#### DATA SHOWN ####

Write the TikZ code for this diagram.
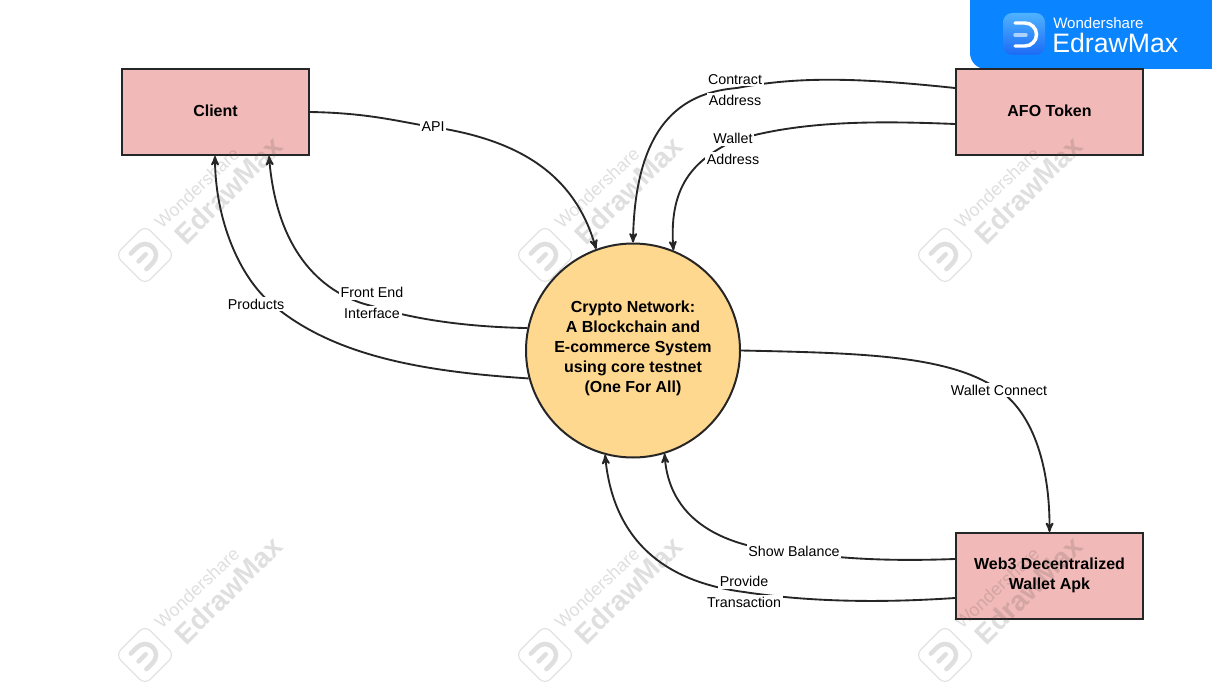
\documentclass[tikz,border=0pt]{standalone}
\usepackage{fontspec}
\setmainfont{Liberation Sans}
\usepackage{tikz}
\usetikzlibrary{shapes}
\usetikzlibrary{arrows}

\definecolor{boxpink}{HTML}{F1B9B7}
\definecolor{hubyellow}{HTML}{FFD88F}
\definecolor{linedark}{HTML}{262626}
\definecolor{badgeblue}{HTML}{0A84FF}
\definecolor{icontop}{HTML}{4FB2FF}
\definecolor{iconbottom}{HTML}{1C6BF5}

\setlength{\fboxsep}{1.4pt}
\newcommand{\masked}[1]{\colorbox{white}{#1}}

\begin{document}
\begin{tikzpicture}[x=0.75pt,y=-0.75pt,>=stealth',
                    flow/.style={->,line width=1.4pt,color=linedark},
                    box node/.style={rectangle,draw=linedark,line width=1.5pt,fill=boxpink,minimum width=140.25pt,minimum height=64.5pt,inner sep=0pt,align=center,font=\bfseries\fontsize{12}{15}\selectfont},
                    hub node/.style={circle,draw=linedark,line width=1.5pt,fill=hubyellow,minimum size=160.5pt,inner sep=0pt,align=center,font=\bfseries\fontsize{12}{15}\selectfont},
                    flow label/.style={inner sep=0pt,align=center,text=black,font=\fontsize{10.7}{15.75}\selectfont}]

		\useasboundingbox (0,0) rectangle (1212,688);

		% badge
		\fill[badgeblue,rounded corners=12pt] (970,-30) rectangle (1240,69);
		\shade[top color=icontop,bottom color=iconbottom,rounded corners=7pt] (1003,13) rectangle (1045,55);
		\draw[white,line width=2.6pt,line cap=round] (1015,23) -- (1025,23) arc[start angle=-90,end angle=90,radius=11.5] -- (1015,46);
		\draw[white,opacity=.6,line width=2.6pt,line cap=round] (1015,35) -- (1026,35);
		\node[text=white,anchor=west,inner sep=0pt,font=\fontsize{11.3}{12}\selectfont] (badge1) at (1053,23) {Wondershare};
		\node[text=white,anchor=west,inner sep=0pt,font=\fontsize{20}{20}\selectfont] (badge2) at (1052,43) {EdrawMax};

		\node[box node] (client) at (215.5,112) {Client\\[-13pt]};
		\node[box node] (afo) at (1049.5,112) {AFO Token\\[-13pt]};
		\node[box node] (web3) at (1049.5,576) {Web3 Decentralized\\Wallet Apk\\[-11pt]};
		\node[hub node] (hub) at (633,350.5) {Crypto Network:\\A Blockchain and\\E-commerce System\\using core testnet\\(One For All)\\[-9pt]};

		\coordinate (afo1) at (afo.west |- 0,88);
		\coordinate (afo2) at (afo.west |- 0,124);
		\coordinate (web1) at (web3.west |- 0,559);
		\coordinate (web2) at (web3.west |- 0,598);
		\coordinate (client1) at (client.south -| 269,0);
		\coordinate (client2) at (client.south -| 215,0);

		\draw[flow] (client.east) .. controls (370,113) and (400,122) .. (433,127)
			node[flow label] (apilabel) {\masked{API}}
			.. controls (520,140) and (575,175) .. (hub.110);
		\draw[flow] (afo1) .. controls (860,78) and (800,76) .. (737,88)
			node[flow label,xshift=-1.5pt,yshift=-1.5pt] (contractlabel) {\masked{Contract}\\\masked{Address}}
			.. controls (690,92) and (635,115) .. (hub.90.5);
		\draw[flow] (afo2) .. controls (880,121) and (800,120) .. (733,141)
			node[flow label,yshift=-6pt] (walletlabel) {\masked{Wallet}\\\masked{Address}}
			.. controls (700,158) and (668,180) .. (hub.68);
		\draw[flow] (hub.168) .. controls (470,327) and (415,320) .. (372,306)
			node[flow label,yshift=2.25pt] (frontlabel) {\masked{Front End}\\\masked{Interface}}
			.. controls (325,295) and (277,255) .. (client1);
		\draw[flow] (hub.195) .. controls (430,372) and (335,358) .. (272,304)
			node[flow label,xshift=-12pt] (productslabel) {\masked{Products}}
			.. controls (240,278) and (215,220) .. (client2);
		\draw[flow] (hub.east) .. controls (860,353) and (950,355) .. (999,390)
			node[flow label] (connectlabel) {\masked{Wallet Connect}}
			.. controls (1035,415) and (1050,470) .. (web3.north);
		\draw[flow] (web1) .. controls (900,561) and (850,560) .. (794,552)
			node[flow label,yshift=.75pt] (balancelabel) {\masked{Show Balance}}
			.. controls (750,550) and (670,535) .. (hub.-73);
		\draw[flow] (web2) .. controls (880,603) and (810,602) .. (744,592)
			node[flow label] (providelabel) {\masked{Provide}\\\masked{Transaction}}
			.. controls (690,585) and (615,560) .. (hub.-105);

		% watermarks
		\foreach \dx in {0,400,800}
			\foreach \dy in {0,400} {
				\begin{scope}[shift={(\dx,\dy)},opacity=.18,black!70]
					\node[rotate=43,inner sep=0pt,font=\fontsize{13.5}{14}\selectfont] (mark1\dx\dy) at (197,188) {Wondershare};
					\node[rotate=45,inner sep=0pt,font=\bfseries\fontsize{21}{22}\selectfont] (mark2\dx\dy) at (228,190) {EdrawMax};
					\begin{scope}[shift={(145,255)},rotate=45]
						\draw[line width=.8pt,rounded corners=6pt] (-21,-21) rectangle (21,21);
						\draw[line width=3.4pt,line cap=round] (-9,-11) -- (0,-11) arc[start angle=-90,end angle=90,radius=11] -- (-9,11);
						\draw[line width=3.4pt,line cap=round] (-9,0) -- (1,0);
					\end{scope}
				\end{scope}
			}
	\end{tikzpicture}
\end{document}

####

#### TASK PROMPT
Send back the data above word for word, with the pictures left out.

#### ANSWER IN FULL
Write the TikZ code for this diagram.
\documentclass[tikz,border=0pt]{standalone}
\usepackage{fontspec}
\setmainfont{Liberation Sans}
\usepackage{tikz}
\usetikzlibrary{shapes}
\usetikzlibrary{arrows}

\definecolor{boxpink}{HTML}{F1B9B7}
\definecolor{hubyellow}{HTML}{FFD88F}
\definecolor{linedark}{HTML}{262626}
\definecolor{badgeblue}{HTML}{0A84FF}
\definecolor{icontop}{HTML}{4FB2FF}
\definecolor{iconbottom}{HTML}{1C6BF5}

\setlength{\fboxsep}{1.4pt}
\newcommand{\masked}[1]{\colorbox{white}{#1}}

\begin{document}
\begin{tikzpicture}[x=0.75pt,y=-0.75pt,>=stealth',
                    flow/.style={->,line width=1.4pt,color=linedark},
                    box node/.style={rectangle,draw=linedark,line width=1.5pt,fill=boxpink,minimum width=140.25pt,minimum height=64.5pt,inner sep=0pt,align=center,font=\bfseries\fontsize{12}{15}\selectfont},
                    hub node/.style={circle,draw=linedark,line width=1.5pt,fill=hubyellow,minimum size=160.5pt,inner sep=0pt,align=center,font=\bfseries\fontsize{12}{15}\selectfont},
                    flow label/.style={inner sep=0pt,align=center,text=black,font=\fontsize{10.7}{15.75}\selectfont}]

		\useasboundingbox (0,0) rectangle (1212,688);

		% badge
		\fill[badgeblue,rounded corners=12pt] (970,-30) rectangle (1240,69);
		\shade[top color=icontop,bottom color=iconbottom,rounded corners=7pt] (1003,13) rectangle (1045,55);
		\draw[white,line width=2.6pt,line cap=round] (1015,23) -- (1025,23) arc[start angle=-90,end angle=90,radius=11.5] -- (1015,46);
		\draw[white,opacity=.6,line width=2.6pt,line cap=round] (1015,35) -- (1026,35);
		\node[text=white,anchor=west,inner sep=0pt,font=\fontsize{11.3}{12}\selectfont] (badge1) at (1053,23) {Wondershare};
		\node[text=white,anchor=west,inner sep=0pt,font=\fontsize{20}{20}\selectfont] (badge2) at (1052,43) {EdrawMax};

		\node[box node] (client) at (215.5,112) {Client\\[-13pt]};
		\node[box node] (afo) at (1049.5,112) {AFO Token\\[-13pt]};
		\node[box node] (web3) at (1049.5,576) {Web3 Decentralized\\Wallet Apk\\[-11pt]};
		\node[hub node] (hub) at (633,350.5) {Crypto Network:\\A Blockchain and\\E-commerce System\\using core testnet\\(One For All)\\[-9pt]};

		\coordinate (afo1) at (afo.west |- 0,88);
		\coordinate (afo2) at (afo.west |- 0,124);
		\coordinate (web1) at (web3.west |- 0,559);
		\coordinate (web2) at (web3.west |- 0,598);
		\coordinate (client1) at (client.south -| 269,0);
		\coordinate (client2) at (client.south -| 215,0);

		\draw[flow] (client.east) .. controls (370,113) and (400,122) .. (433,127)
			node[flow label] (apilabel) {\masked{API}}
			.. controls (520,140) and (575,175) .. (hub.110);
		\draw[flow] (afo1) .. controls (860,78) and (800,76) .. (737,88)
			node[flow label,xshift=-1.5pt,yshift=-1.5pt] (contractlabel) {\masked{Contract}\\\masked{Address}}
			.. controls (690,92) and (635,115) .. (hub.90.5);
		\draw[flow] (afo2) .. controls (880,121) and (800,120) .. (733,141)
			node[flow label,yshift=-6pt] (walletlabel) {\masked{Wallet}\\\masked{Address}}
			.. controls (700,158) and (668,180) .. (hub.68);
		\draw[flow] (hub.168) .. controls (470,327) and (415,320) .. (372,306)
			node[flow label,yshift=2.25pt] (frontlabel) {\masked{Front End}\\\masked{Interface}}
			.. controls (325,295) and (277,255) .. (client1);
		\draw[flow] (hub.195) .. controls (430,372) and (335,358) .. (272,304)
			node[flow label,xshift=-12pt] (productslabel) {\masked{Products}}
			.. controls (240,278) and (215,220) .. (client2);
		\draw[flow] (hub.east) .. controls (860,353) and (950,355) .. (999,390)
			node[flow label] (connectlabel) {\masked{Wallet Connect}}
			.. controls (1035,415) and (1050,470) .. (web3.north);
		\draw[flow] (web1) .. controls (900,561) and (850,560) .. (794,552)
			node[flow label,yshift=.75pt] (balancelabel) {\masked{Show Balance}}
			.. controls (750,550) and (670,535) .. (hub.-73);
		\draw[flow] (web2) .. controls (880,603) and (810,602) .. (744,592)
			node[flow label] (providelabel) {\masked{Provide}\\\masked{Transaction}}
			.. controls (690,585) and (615,560) .. (hub.-105);

		% watermarks
		\foreach \dx in {0,400,800}
			\foreach \dy in {0,400} {
				\begin{scope}[shift={(\dx,\dy)},opacity=.18,black!70]
					\node[rotate=43,inner sep=0pt,font=\fontsize{13.5}{14}\selectfont] (mark1\dx\dy) at (197,188) {Wondershare};
					\node[rotate=45,inner sep=0pt,font=\bfseries\fontsize{21}{22}\selectfont] (mark2\dx\dy) at (228,190) {EdrawMax};
					\begin{scope}[shift={(145,255)},rotate=45]
						\draw[line width=.8pt,rounded corners=6pt] (-21,-21) rectangle (21,21);
						\draw[line width=3.4pt,line cap=round] (-9,-11) -- (0,-11) arc[start angle=-90,end angle=90,radius=11] -- (-9,11);
						\draw[line width=3.4pt,line cap=round] (-9,0) -- (1,0);
					\end{scope}
				\end{scope}
			}
	\end{tikzpicture}
\end{document}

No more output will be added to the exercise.